I think what I have learnt from this residency is how we are in the unique position of connecting up artists with the community, and enabling interactions and experiences that people may not normally get to access. Finding commonality, connection and a shared visual language between people whose paths would not usually cross fascinates me – and it is a privilege to be able to facilitate it. Jade’s residency did just that – it brought people together through growing and drawing, and I would like to continue to make more direct connections between artists on residency and our local community going forward. 

AC & XS: During this residency, which is so focused on connectivity and the land, you worked with Yorkshire based communities of working class and migrant/asylum seeker citizens. How does that experience of connection to the land and its people reflect the work you are doing at East Street Arts?

HM: Our connection to the land and each other are very interesting topics – and never a more relevant time to explore it than during a pandemic! I think within the context of the residency it was interesting as people were restricted in their homes and as a result had started doing more things like gardening or growing seeds on window sills and balconies and as a result got people thinking more about land and food and growth. Connecting with people has also become more and more important in these times – how do we still connect when we can’t meet people? How do we use and share the earth we are now restricted by? How do people who have uprooted from their homes and re-rooted in a new space find their place within it. 

At East Street Arts connection to land is a massive part of our work on the neighbourhood plan – we are exploring what a place means to its residents, and how it can be improved. 

AC & XS: Jade’s residency has concluded with a new commission for a performance to camera that she developed with filmmakers Webb-Ellis, RE:seeding, in correspondence.
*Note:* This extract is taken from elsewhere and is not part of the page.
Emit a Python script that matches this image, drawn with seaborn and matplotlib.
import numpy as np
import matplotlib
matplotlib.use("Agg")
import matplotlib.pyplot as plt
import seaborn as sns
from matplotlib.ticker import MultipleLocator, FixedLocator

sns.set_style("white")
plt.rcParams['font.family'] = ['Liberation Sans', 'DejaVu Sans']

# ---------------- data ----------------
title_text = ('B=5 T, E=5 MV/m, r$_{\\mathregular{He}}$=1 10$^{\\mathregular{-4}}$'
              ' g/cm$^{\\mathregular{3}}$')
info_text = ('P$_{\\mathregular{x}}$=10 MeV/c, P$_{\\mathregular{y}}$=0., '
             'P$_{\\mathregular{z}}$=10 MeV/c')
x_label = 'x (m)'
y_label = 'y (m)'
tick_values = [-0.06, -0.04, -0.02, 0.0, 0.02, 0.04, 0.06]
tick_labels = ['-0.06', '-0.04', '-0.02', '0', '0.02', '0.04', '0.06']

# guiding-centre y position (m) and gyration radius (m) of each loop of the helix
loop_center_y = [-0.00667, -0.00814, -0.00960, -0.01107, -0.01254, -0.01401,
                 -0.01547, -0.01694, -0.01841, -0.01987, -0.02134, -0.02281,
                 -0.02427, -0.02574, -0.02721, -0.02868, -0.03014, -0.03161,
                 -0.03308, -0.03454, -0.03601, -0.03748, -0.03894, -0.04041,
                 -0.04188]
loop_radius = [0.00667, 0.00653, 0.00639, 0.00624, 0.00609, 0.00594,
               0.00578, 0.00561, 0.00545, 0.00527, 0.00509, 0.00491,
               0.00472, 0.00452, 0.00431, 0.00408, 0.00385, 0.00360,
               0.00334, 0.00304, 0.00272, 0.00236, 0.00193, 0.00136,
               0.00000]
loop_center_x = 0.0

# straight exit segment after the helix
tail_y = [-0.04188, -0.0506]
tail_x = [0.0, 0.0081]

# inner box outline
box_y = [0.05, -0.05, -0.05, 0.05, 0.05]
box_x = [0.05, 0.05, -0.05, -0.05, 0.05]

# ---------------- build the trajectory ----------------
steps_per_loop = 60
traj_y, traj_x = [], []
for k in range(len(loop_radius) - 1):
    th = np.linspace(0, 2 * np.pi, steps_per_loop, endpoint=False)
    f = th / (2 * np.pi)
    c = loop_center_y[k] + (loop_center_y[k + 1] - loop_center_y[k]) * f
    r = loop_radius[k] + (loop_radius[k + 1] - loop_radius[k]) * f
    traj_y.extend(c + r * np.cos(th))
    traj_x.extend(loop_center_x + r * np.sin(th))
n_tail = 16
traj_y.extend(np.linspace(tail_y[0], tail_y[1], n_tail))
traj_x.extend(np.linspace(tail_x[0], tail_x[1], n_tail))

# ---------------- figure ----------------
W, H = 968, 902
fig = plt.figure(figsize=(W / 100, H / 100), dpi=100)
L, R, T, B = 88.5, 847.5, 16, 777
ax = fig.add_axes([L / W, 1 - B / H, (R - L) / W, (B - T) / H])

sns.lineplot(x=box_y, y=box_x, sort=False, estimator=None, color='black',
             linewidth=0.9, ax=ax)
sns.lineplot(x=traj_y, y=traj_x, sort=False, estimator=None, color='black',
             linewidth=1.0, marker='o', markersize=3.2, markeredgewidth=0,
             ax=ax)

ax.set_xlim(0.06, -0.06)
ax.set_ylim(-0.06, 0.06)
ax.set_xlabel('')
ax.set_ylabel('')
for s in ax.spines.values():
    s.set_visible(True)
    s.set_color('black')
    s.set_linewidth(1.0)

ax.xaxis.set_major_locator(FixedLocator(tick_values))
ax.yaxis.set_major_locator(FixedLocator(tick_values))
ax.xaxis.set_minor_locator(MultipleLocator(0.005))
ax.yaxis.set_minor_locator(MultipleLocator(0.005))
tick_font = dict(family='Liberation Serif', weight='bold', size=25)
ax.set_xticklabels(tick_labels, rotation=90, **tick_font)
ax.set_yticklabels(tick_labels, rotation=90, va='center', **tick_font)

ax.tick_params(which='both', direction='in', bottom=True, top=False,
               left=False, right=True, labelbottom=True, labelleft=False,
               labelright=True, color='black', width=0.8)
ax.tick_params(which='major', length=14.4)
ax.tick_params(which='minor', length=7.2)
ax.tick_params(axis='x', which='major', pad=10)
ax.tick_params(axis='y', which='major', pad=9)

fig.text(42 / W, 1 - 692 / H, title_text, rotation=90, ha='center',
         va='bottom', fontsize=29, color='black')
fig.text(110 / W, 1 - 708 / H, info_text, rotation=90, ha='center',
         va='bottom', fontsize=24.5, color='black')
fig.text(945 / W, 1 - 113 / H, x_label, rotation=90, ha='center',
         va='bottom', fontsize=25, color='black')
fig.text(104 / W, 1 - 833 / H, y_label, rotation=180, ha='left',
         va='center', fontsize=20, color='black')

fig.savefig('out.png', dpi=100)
After having followed Jade’s residency closely, and having seen the performance to camera she created – with all your insight knowledge – can you tell us what was your first reaction to this art piece? (Please no spoilers!)
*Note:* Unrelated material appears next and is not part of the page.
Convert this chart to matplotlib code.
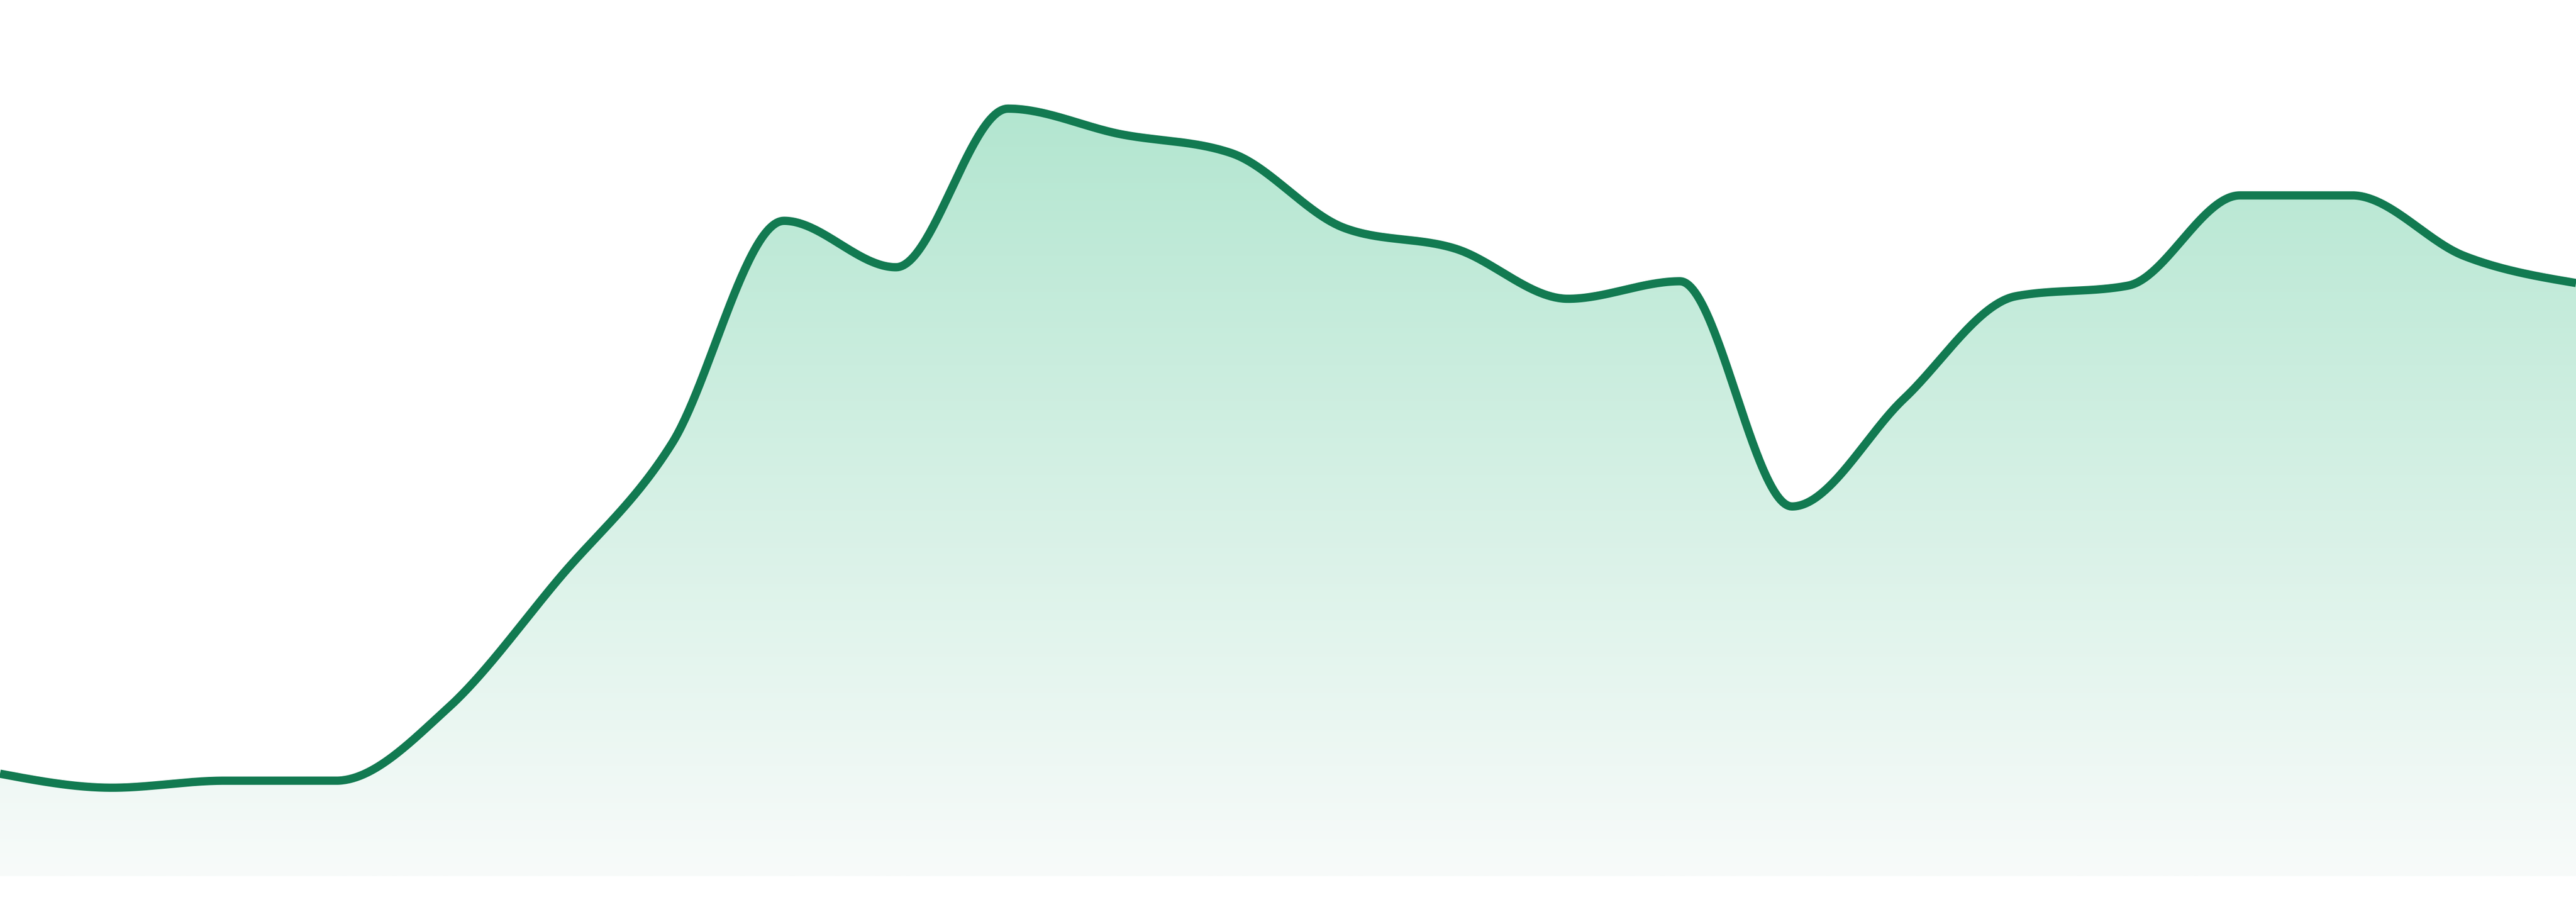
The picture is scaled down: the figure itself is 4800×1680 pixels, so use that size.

HM: I think it’s a fantastic piece! Jade has a very distinctive style to her work and I found it a meditative experience to watch. I see the process of the residency reflected in the final performance and the themes of growth and connectivity explored in quite thought-provoking ways. I really enjoyed working with Jade and I’m looking forward to the launch event!

Helen Moore studied Fine Art at the University of Newcastle upon Tyne and has worked in community engagement and public programming in the Arts and Heritage sector for the last 15 years.  Starting out at South Asian Arts-uk in Leeds, Helen then went on to work at Yorkshire Sculpture Park, York Minster and The Piece Hall in Halifax, before joining East Street Arts as Engagement Lead earlier this year. Her passion lies with people and connecting them to new and unique experiences through creativity and heritage. Helen is committed to bringing about change and equity and was a national trustee for City of Sanctuary for 2 years.